Maria Eduarda Cardim

Maíra Nunes

06/05/2020

 

 

Apesar de a maioria das vítimas da Covid-19 ser idosa, a realidade é outra quando se fala da quantidade de pessoas infectadas no país. Das 96 mil notificações por Síndrome Respiratória Aguda Grave (SRAG), 58% têm menos de 60 anos. Considerando apenas os casos de SRAG com confirmação de coronavírus, 54% são jovens. Em compensação, 69% das mortes são de idosos, segundo dados do Ministério da Saúde. 

“Inicialmente, parecia que a Covid-19 era uma ameaça apenas aos idosos e aqueles com outros problemas de saúde. À medida que a quantidade de testes foi sendo disponibilizada e o conhecimento da doença vem se ampliando, vimos que jovens e pessoas com menos de 60 anos também podem ser afetados”, relata o Secretário de Vigilância em Saúde, Wanderson de Oliveira, ao ser questionado pelo Correio.
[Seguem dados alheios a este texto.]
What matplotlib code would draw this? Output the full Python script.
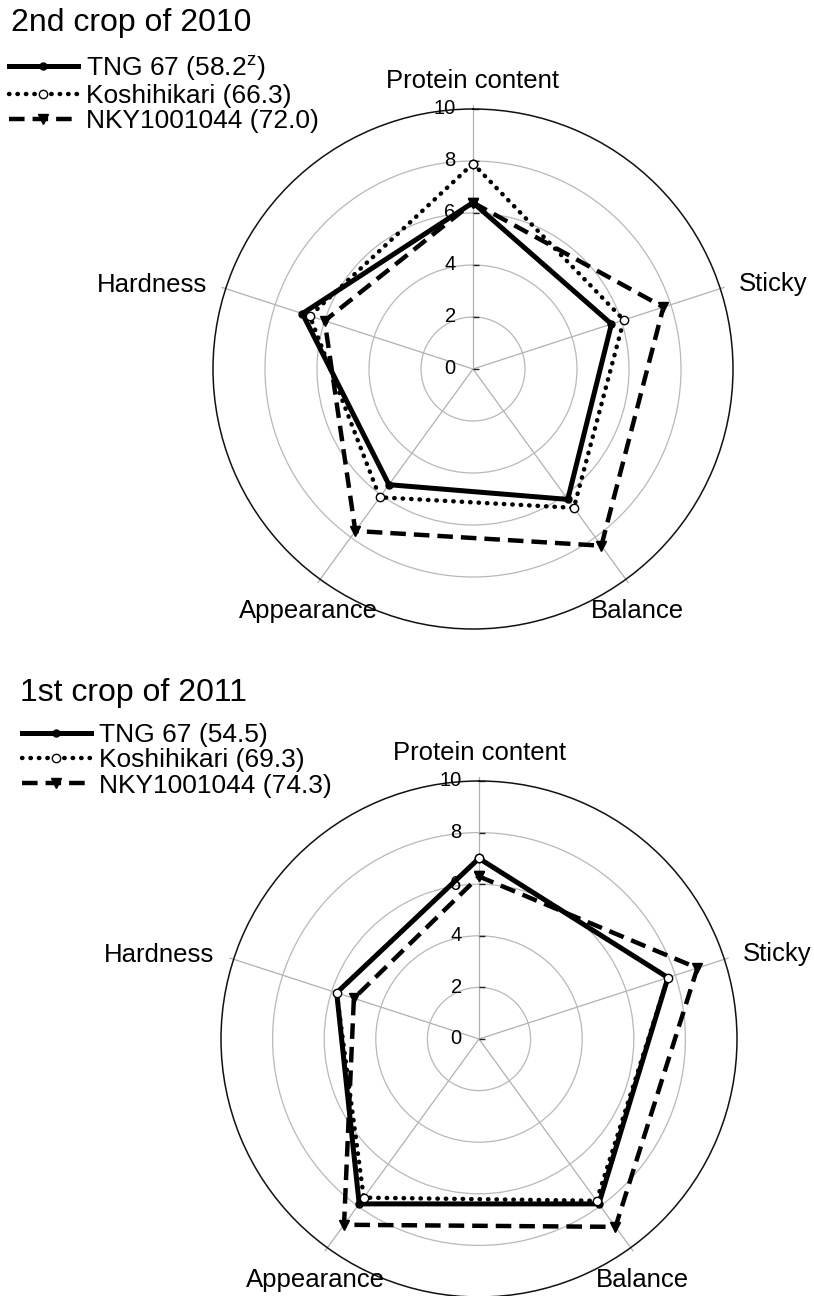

Segundo Wanderson, citando relatório de 16 de março do Centro de Controle de Doenças dos Estados Unidos, das 508 pessoas hospitalizadas no país à época, 38% tinham entre 20 e 54 anos. O secretário também lembrou dos relatos de autoridades da França e da Holanda, onde metade dos casos graves acometeriam pessoas com menos de 50 anos.

Levantamento de casos estimados pelo portal Covid-19 Brasil mostra que a doença no Brasil está concentrada na faixa etária que vai de 20 a 49 anos.

Especialistas explicam que a tendência vista na pesquisa não pode ser relacionada como um fator biológico, mas, sim, socioeconômico. “Desde o início da pandemia, os jovens têm mais dificuldade de se manter no isolamento social. Normalmente, saem para trabalhar nas áreas que mantiveram o funcionamento. Por não ser do grupo de risco, eles sempre tiveram que sair para trabalhar e acabavam sendo mais expostos”, explicou a médica infectologista Heloísa Ravagnani, presidente da Sociedade de Infectologia do Distrito Federal.

Virologista do Laboratório Exame que integra a Dasa, José Eduardo Levi reforça que o dado não mostra um fator biológico do vírus. “Esta população mais infectada é uma população mais ativa economicamente, que circula mais e que se expõe mais”, afirma.

Levi reforça que o diagnóstico está sendo feito em pessoas com sintomas das doenças, destacando a ausência dos assintomáticos na análise. “O dado de incidência do vírus é enviesado e reflete quem você está testando. Quando fizermos sorologia, teremos mais informações”, explica.